The Shanghai Composite Stock Index has plunged 38 percent since June 12, and the rout isn't over yet, experts say
Top strategists and money managers expect the drop to continue to about 2,700 for the index, according to Barron's.
That's down 15.8 percent from Monday's close of 3,206.
Price-earnings ratios don't look pretty for Chinese stocks, notes Barron's writer Daniel Shane.
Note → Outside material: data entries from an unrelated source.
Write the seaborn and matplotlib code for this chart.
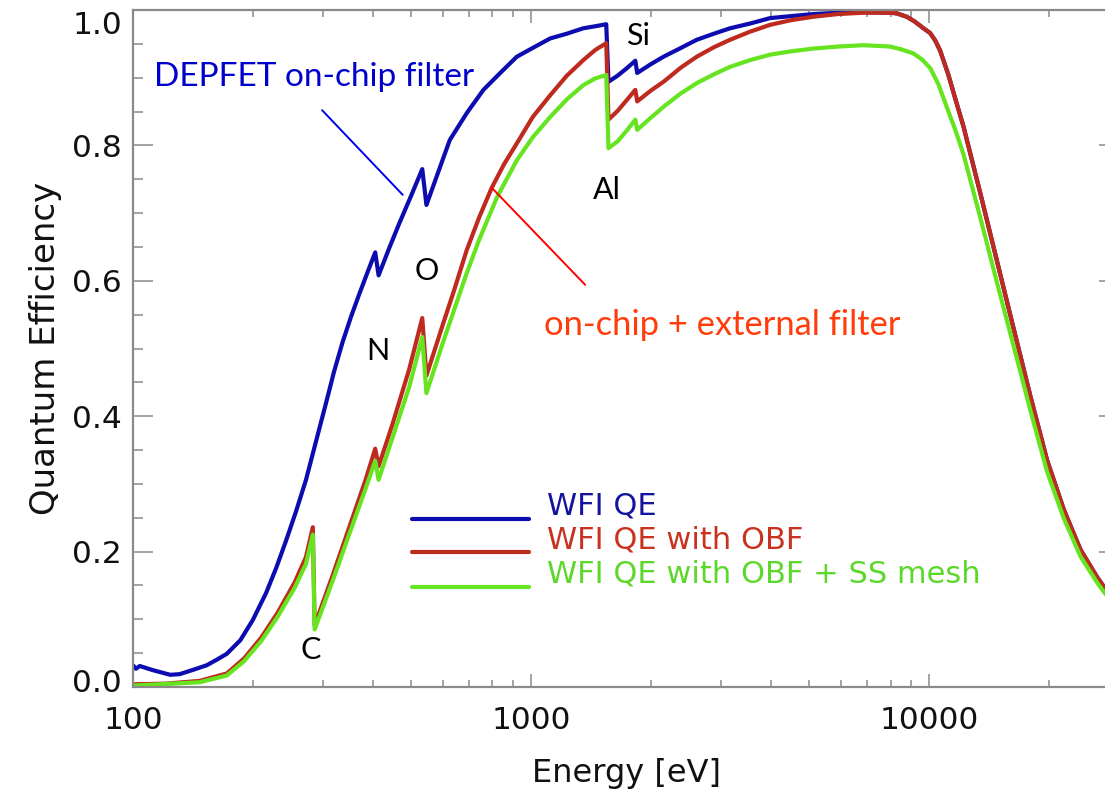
import numpy as np
import pandas as pd
import matplotlib
matplotlib.use("Agg")
import matplotlib.pyplot as plt
import matplotlib.transforms as mtransforms
from matplotlib.lines import Line2D
import seaborn as sns

# ---- quantum efficiency curves (energy in eV) ----
energy_wfi = [100, 101.7, 104, 112, 124, 131, 141, 153, 162, 172, 186, 200, 216,
              229, 242, 257, 272, 288, 305, 320, 336, 353, 370, 388, 406, 414,
              440, 466, 500, 533, 546, 580, 625, 690, 759, 840, 921, 1010, 1117,
              1230, 1353, 1450, 1545, 1565, 1650, 1740, 1828, 1848, 2000, 2152,
              2380, 2608, 2880, 3162, 3550, 3983, 4500, 5116, 5900, 6840, 7980,
              8300, 8790, 9200, 9680, 10060, 10360, 10660, 11170, 11650, 12200,
              13440, 14800, 16300, 17960, 19790, 21800, 24000, 26450, 28500]
qe_wfi = [0.032, 0.027, 0.031, 0.025, 0.018, 0.019, 0.025, 0.032, 0.040, 0.049,
          0.069, 0.099, 0.139, 0.176, 0.215, 0.260, 0.306, 0.362, 0.418, 0.466,
          0.509, 0.547, 0.580, 0.612, 0.642, 0.608, 0.648, 0.684, 0.726, 0.765,
          0.712, 0.755, 0.808, 0.848, 0.882, 0.908, 0.931, 0.944, 0.958, 0.965,
          0.973, 0.976, 0.979, 0.894, 0.903, 0.914, 0.925, 0.907, 0.920, 0.931,
          0.944, 0.956, 0.965, 0.973, 0.980, 0.988, 0.991, 0.994, 0.996, 0.997,
          0.996, 0.995, 0.990, 0.983, 0.973, 0.966, 0.955, 0.940, 0.905, 0.868,
          0.828, 0.730, 0.630, 0.530, 0.430, 0.335, 0.262, 0.203, 0.162, 0.135]

energy_obf = [100, 121, 147, 172, 190, 210, 231, 255, 272, 283, 286, 317, 349,
              384, 406, 414, 448, 494, 533, 546, 600, 640, 689, 740, 796, 855,
              921, 1010, 1117, 1230, 1353, 1450, 1545, 1565, 1650, 1740, 1828,
              1848, 2000, 2152, 2380, 2608, 2880, 3162, 3550, 3983, 4500, 5116,
              5900, 6840, 7980, 8300, 8790, 9200, 9680, 10060, 10360, 10660,
              11170, 11650, 12200, 13440, 14800, 16300, 17960, 19790, 21800,
              24000, 26450, 28500]
qe_obf = [0.004, 0.005, 0.009, 0.020, 0.042, 0.073, 0.110, 0.155, 0.192, 0.236,
          0.091, 0.164, 0.235, 0.306, 0.352, 0.326, 0.387, 0.469, 0.545, 0.460,
          0.535, 0.585, 0.645, 0.693, 0.737, 0.772, 0.803, 0.842, 0.874, 0.903,
          0.926, 0.941, 0.951, 0.838, 0.851, 0.867, 0.882, 0.865, 0.881, 0.894,
          0.915, 0.931, 0.945, 0.956, 0.968, 0.978, 0.985, 0.990, 0.994, 0.996,
          0.996, 0.995, 0.990, 0.983, 0.973, 0.966, 0.955, 0.940, 0.905, 0.868,
          0.828, 0.730, 0.630, 0.530, 0.430, 0.335, 0.262, 0.203, 0.162, 0.135]

energy_mesh = [100, 147, 172, 190, 210, 231, 255, 272, 283, 286, 317, 349, 384,
               406, 414, 448, 494, 533, 546, 600, 640, 689, 740, 822, 921, 1010,
               1117, 1230, 1353, 1450, 1545, 1565, 1650, 1740, 1828, 1848, 2000,
               2152, 2380, 2608, 2880, 3162, 3550, 3983, 4500, 5116, 5900, 6840,
               7980, 8500, 9120, 9600, 10070, 10560, 11070, 11650, 12200, 13440,
               14800, 16300, 17960, 19790, 21800, 24000, 26450, 28500]
qe_mesh = [0.002, 0.007, 0.017, 0.038, 0.068, 0.104, 0.147, 0.182, 0.225, 0.085,
           0.156, 0.225, 0.293, 0.334, 0.306, 0.367, 0.443, 0.517, 0.434, 0.508,
           0.556, 0.611, 0.660, 0.724, 0.778, 0.812, 0.842, 0.868, 0.889, 0.899,
           0.904, 0.796, 0.806, 0.822, 0.838, 0.823, 0.841, 0.857, 0.877, 0.892,
           0.905, 0.916, 0.926, 0.934, 0.939, 0.943, 0.946, 0.948, 0.946, 0.942,
           0.936, 0.927, 0.914, 0.890, 0.857, 0.822, 0.787, 0.694, 0.598, 0.504,
           0.409, 0.318, 0.249, 0.193, 0.154, 0.128]

series_names = ["WFI QE", "WFI QE with OBF", "WFI QE with OBF + SS mesh"]
line_colors = ["#0c0cb0", "#bf2a1e", "#66e41f"]
text_colors = ["#14149e", "#c8321e", "#5cd82a"]

# absorption edge labels: (text, energy, qe)
edge_labels = [("C", 280, 0.055), ("N", 413, 0.496), ("O", 548, 0.614),
               ("Al", 1553, 0.734), ("Si", 1858, 0.962)]

x_ticks = [100, 1000, 10000]
x_tick_labels = ["100", "1000", "10000"]
y_ticks = [0.0, 0.2, 0.4, 0.6, 0.8, 1.0]
y_tick_labels = ["0.0", "0.2", "0.4", "0.6", "0.8", "1.0"]

# ---- build long-form table ----
frames = []
for name, e, q in zip(series_names, [energy_wfi, energy_obf, energy_mesh],
                      [qe_wfi, qe_obf, qe_mesh]):
    frames.append(pd.DataFrame({"Energy": e, "QE": q, "series": name}))
data = pd.concat(frames, ignore_index=True)

sns.set_style("ticks")
plt.rcParams["font.family"] = ["DejaVu Sans"]

W, H = 1105, 789
fig = plt.figure(figsize=(W / 100, H / 100), dpi=100)
# axes run to 30 keV; the right spine sits just past the figure edge
ax = fig.add_axes([133 / W, (H - 687) / H, (1119 - 133) / W, (687 - 10) / H])

sns.lineplot(data=data, x="Energy", y="QE", hue="series", hue_order=series_names,
             palette=line_colors, sort=False, estimator=None, units="series",
             linewidth=3.0, legend=False, ax=ax)
for ln in ax.get_lines():
    ln.set_solid_joinstyle("round")

ax.set_xscale("log")
ax.set_xlim(100, 30000)
ax.set_ylim(0, 1.0)

ax.set_xticks(x_ticks)
ax.set_xticklabels(x_tick_labels)
ax.xaxis.set_minor_locator(matplotlib.ticker.LogLocator(base=10, subs=np.arange(2, 10)))
ax.xaxis.set_minor_formatter(matplotlib.ticker.NullFormatter())
ax.set_yticks(y_ticks)
ax.set_yticklabels(y_tick_labels)
ax.yaxis.set_minor_locator(matplotlib.ticker.MultipleLocator(0.05))

spine_col = "#8a8a8a"
for s in ax.spines.values():
    s.set_color(spine_col)
    s.set_linewidth(1.6)
ax.tick_params(which="both", direction="in", top=True, right=True,
               color=spine_col, width=1.1, labelsize=22.5, labelcolor="#111111")
ax.tick_params(axis="x", which="major", length=9.5, pad=14)
ax.tick_params(axis="x", which="minor", length=5)
ax.tick_params(axis="y", which="major", length=14.5, pad=8)
ax.tick_params(axis="y", which="minor", length=7.2)

# end labels of the y axis sit slightly inside the axis range
ylabs = ax.get_yticklabels()
ylabs[0].set_transform(ylabs[0].get_transform() +
                       mtransforms.ScaledTranslation(0, 7 / 100, fig.dpi_scale_trans))
ylabs[-1].set_transform(ylabs[-1].get_transform() +
                        mtransforms.ScaledTranslation(0, -12 / 100, fig.dpi_scale_trans))

ax.set_xlabel("Energy [eV]", fontsize=23, color="#111111", labelpad=16)
ax.set_ylabel("Quantum Efficiency", fontsize=24.5, color="#111111", labelpad=7)

# legend drawn as short line segments with coloured labels
leg_y = [519, 552, 587]
for name, lc, tc, yy in zip(series_names, line_colors, text_colors, leg_y):
    fy = (H - yy) / H
    fig.add_artist(Line2D([412 / W, 529 / W], [fy, fy], color=lc, linewidth=3.0))
    fig.text(547 / W, fy + 4 / H, name, color=tc, fontsize=22,
             ha="left", va="baseline")

# absorption edge labels
for lab, e, q in edge_labels:
    ax.text(e, q, lab, fontsize=22, family="Lato", color="black",
            ha="center", va="center")

# filter annotations
ax.text(285, 0.901, "DEPFET on-chip filter", fontsize=24, family="Lato",
        color="#0000cc", ha="center", va="center")
ax.plot([298.6, 476], [0.852, 0.727], color="#0000ee", linewidth=1.4)
ax.text(3020, 0.535, "on-chip + external filter", fontsize=24.8, family="Lato",
        color="#ff3c0a", ha="center", va="center")
ax.plot([798, 1368], [0.737, 0.594], color="#ff0000", linewidth=1.4)

fig.savefig("out.png", dpi=100)
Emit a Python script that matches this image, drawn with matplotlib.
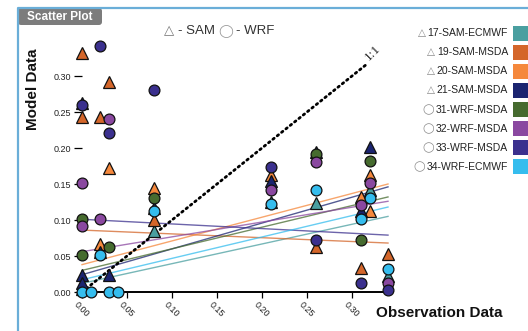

The Shanghai index carries a P-E of 15. While that represents a steep decline from June's high of about 22, it's 50 percent higher than a year ago, when it totaled 10.
The 2,700 level for the Shanghai Composite would represent a return to 10 for the P-E ratio.
Some say the index could well drop further than that level. “I’m sure there were plenty of analysts a week ago telling you the floor was 3,500,” Michael Parker, a Sanford Bernstein strategist, told Barron's.
Fundamentals aren't so hot for Chinese stocks, with economic growth slumping. Official figures put growth at 7 percent, conveniently matching the government's target. But private economists peg growth at just 3 to 5 percent.
The government devalued the yuan two weeks ago, pushing it down 3 percent, and has significantly eased monetary policy to prevent an economic downturn.
Parker says that for China stocks to bottom, there needs to be evidence of more effective policy making from Beijing than we’ve currently seen. “The risk is they’ll do something draconian on the currency side,” Parker says.
All that raises a major trust issue for China's government.
"Views about China’s economic prospects appear to be shifting from serious concern to near panic," Eswar Prasad, a Cornell University economist who formerly headed the IMF's China division, told The Wall Street Journal.
Some U.S. commentators sounded a note of panic earlier this year about the potential for China's economy to exceed the United States in size. But now things look a little different.
“The world is starting to realize China is not nearly as competent as thought, especially in the economic sphere where everyone gave it good grades,” Fraser Howie, co-author of “Red Capitalism: The Fragile Financial Foundation of China’s Extraordinary Rise,” told The Journal.